Os prémios atribuídos à administração não foram esquecidos: “constituem um risco reputacional muito elevado para a instituição bancária”, aponta Fernando Anastácio.
Moniz da Maia fez “figura”, Vasconcellos sem “adesão à realidade”
Os grandes devedores ocuparam uma parte importante do relatório, mas sempre com Fernando Anastácio a mostrar-se bastante crítico e, em algumas situações, até irónico.
Como aconteceu com Luís Filipe Vieira, em que o deputado relator deixa esta observação:
“Como apontamento final, não posso deixar de salientar um momento dos trabalhos da comissão. A dado momento, no decorrer da sua audição, Luís Filipe Vieira, diz o seguinte: ‘só estou aqui porque sou Presidente do Sport Lisboa e Benfica’. A deputada que, naquele momento, lhe colocava questões, explicou-lhe que estava ali porque era um dos maiores devedores do Novo Banco. Como algumas coisas são efémeras! No momento que escrevo este texto, Luís Filipe Vieira já não é o presidente do Sport Lisboa e Benfica, mas a pertinência das razões pelas quais está aqui continuam a existir e ainda com maior atualidade e pertinência”.

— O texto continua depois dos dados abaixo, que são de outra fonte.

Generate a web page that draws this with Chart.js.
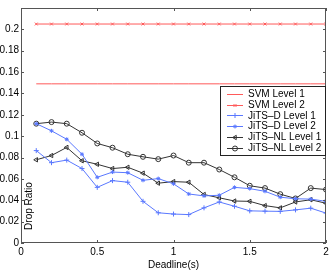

Sobre Vieira, é dado destaque ao seu “relacionamento próximo com Ricardo Salgado e com o BES”, tendo o presidente da Promovalor deixado uma imagem de “grande dependência em relação ao Grupo BES, assumindo o próprio, nas suas declarações, em certos casos, uma atuação ‘em nome’ ou uma incapacidade de ‘dizer não’ a Ricardo Salgado ou ao BES”.
Moniz da Maia (Sogema) e Nuno Vasconcellos (Ongoing) também não escapam.
Segundo Fernando Anastácio, Moniz da Maia “adotou postura pouco colaborante, sistematicamente a refugiar-se em respostas evasivas, evitando responder de forma objetiva, plena e direta às questões que lhe eram colocadas”.
“Dirão alguns: que atitude, incompetência, nada sabe …, como é que alguém assim pode gerir empresas. Dirão outros: foi esperto, fez a figura que fez, mas evitou falar sobre o muito que sabia”, escreveu o deputado, que tirou a sua própria conclusão: “Perdoem-me a inconfidência, mas estou com os segundos”.
Também Nuno Vasconcellos se mostrou “pouco colaborante” com a comissão de inquérito, “apresentando uma versão da história que não tem adesão à realidade dos factos, desresponsabilizando-se das suas ações e da sua condição de devedor”, concluiu o relatório preliminar.